Interesting fact of the day: The first archaeological evidence of instruments, a flute, was **not** made by humans, in fact, it was made by a neanderthal and is 60,000 years old.
@trinsec That doesnt mean we are neanderthals... it only implies we have common ancestry.
@freemo Tell that the parent organization of our school. They took over our school that's existed for over 2 centuries now. Now that org, which is probably at most a few decades old, makes the claim that they've existed 'for 200 years!'... 🤨
So I'll just follow suit. Us humans invented the damn flute, and that's that! *Stomps on floor*
@trinsec lol typical
It all comes downt o definition... the first musical instrument would be ones voice, after that perhaps a woodpecker or the beating of the tail of a beaver or similar.. I'm sure some human hit two sticks together like a drum at one point too...

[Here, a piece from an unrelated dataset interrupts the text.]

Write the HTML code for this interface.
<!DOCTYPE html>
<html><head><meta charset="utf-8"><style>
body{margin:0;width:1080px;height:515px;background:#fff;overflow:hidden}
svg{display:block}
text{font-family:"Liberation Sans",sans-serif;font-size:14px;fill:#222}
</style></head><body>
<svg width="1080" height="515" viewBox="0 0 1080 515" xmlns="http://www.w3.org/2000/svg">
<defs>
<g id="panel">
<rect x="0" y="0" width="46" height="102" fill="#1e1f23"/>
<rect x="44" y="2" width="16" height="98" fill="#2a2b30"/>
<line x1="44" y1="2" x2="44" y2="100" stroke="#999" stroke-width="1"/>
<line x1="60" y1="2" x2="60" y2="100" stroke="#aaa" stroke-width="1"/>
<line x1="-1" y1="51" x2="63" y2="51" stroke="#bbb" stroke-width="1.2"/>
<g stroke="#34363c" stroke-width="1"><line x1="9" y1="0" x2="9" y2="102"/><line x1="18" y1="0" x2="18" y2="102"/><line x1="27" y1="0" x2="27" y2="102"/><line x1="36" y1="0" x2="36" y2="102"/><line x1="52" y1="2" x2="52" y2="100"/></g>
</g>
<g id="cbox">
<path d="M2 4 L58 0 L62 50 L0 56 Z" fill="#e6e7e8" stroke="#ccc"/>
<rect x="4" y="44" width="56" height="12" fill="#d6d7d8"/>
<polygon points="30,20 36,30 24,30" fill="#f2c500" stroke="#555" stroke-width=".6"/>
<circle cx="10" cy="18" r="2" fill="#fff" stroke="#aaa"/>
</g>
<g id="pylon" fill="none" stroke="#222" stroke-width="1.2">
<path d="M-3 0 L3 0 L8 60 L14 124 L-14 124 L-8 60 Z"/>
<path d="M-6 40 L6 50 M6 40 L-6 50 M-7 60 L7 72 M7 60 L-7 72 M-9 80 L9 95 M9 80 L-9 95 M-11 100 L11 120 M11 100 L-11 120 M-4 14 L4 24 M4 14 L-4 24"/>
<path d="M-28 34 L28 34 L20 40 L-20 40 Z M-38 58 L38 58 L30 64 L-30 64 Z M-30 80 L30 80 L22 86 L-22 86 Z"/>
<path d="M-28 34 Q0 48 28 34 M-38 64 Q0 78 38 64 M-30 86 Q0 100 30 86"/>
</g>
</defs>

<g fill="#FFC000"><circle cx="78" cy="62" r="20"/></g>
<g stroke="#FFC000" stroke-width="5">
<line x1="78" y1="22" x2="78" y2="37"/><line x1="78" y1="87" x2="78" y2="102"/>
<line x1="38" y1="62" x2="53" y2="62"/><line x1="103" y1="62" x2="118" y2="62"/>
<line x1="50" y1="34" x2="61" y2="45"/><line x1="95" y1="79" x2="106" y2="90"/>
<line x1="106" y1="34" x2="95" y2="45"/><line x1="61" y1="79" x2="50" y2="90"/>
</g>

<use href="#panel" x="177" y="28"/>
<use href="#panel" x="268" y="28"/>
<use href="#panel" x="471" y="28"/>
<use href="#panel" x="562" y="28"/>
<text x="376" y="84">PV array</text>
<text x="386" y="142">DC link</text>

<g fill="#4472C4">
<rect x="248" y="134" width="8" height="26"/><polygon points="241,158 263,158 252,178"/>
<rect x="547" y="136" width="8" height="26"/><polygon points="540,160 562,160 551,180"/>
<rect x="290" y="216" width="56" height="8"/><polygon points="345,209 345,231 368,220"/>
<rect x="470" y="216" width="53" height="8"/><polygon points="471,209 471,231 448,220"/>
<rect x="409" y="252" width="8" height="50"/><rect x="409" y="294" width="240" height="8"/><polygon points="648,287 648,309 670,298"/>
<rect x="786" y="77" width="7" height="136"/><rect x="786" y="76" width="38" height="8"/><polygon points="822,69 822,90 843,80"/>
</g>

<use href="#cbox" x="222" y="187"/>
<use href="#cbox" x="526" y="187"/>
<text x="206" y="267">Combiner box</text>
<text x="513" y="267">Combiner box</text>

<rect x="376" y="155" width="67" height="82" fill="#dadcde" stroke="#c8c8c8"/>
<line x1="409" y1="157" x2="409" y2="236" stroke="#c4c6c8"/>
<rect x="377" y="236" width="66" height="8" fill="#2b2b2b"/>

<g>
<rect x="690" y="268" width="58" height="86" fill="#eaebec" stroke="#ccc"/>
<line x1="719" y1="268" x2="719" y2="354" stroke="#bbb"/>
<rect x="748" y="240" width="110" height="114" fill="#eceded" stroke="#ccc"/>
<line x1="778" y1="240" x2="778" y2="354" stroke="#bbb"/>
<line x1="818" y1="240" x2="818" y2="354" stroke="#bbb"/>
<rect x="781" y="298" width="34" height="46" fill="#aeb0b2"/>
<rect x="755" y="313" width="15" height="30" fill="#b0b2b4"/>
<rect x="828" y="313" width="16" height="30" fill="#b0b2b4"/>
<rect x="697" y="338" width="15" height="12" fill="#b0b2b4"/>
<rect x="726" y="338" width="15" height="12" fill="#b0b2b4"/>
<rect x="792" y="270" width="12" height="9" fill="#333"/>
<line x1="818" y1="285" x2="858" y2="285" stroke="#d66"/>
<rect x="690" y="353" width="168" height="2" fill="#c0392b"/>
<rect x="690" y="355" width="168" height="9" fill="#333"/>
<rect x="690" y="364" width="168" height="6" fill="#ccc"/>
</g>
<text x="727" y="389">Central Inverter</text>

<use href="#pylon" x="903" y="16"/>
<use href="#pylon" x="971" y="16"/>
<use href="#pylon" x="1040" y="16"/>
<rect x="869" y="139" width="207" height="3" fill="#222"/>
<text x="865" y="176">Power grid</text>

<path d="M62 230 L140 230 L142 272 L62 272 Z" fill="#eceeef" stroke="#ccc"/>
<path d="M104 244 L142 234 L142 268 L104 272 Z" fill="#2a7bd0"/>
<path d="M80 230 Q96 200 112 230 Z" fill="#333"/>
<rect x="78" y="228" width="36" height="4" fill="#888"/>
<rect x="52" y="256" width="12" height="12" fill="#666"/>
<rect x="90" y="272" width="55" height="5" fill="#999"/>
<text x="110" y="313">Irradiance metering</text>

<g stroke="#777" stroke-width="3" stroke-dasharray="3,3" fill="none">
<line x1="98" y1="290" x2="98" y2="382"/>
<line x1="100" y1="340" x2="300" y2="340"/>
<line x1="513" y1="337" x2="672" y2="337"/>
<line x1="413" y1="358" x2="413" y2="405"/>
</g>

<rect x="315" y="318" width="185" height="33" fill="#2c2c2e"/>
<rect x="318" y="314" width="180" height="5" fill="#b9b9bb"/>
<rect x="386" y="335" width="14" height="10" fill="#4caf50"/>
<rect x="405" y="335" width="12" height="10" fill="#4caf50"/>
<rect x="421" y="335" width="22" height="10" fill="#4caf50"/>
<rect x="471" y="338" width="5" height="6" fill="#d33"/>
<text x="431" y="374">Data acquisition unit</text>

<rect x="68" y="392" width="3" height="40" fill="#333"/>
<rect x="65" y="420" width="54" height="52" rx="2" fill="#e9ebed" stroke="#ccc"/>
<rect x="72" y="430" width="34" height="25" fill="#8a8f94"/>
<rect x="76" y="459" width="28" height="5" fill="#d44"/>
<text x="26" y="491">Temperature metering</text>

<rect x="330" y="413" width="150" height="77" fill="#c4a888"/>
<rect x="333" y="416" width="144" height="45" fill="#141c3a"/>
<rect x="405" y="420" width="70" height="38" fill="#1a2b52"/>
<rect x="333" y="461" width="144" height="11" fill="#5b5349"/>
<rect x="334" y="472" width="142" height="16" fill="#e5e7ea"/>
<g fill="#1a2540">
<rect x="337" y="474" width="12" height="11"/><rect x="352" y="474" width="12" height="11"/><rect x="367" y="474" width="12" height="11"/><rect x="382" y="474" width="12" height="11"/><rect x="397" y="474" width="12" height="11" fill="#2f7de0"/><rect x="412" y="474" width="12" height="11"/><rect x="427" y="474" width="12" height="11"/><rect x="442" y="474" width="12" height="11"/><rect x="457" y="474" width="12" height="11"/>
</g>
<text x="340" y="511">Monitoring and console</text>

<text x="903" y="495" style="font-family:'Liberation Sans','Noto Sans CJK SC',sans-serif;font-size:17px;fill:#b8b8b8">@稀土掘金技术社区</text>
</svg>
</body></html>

I think if you really want to define a musical instrument for this context in a meaningful way it would have to be some object that had to be formed to make sounds it couldnt naturally do.
@freemo Supplemental semi-interesting fact of the day: the Neandertal is a valley of the river Düssel near Düsseldorf. The "h" got dropped in the German spelling reform of 1901.
@freemo
My mother played flute in a couple of orchestras, so I have no choice but to boost this post. Her dna test showed a couple percent Neandertal origin, too!
@AndyLowry Her great grandmommy/daddy invented the flute :)
@freemo Considering that the majority of humanity have like 2% Neanderthal-DNA (I think I've read that somewhere), we can make the claim anyway! Ha!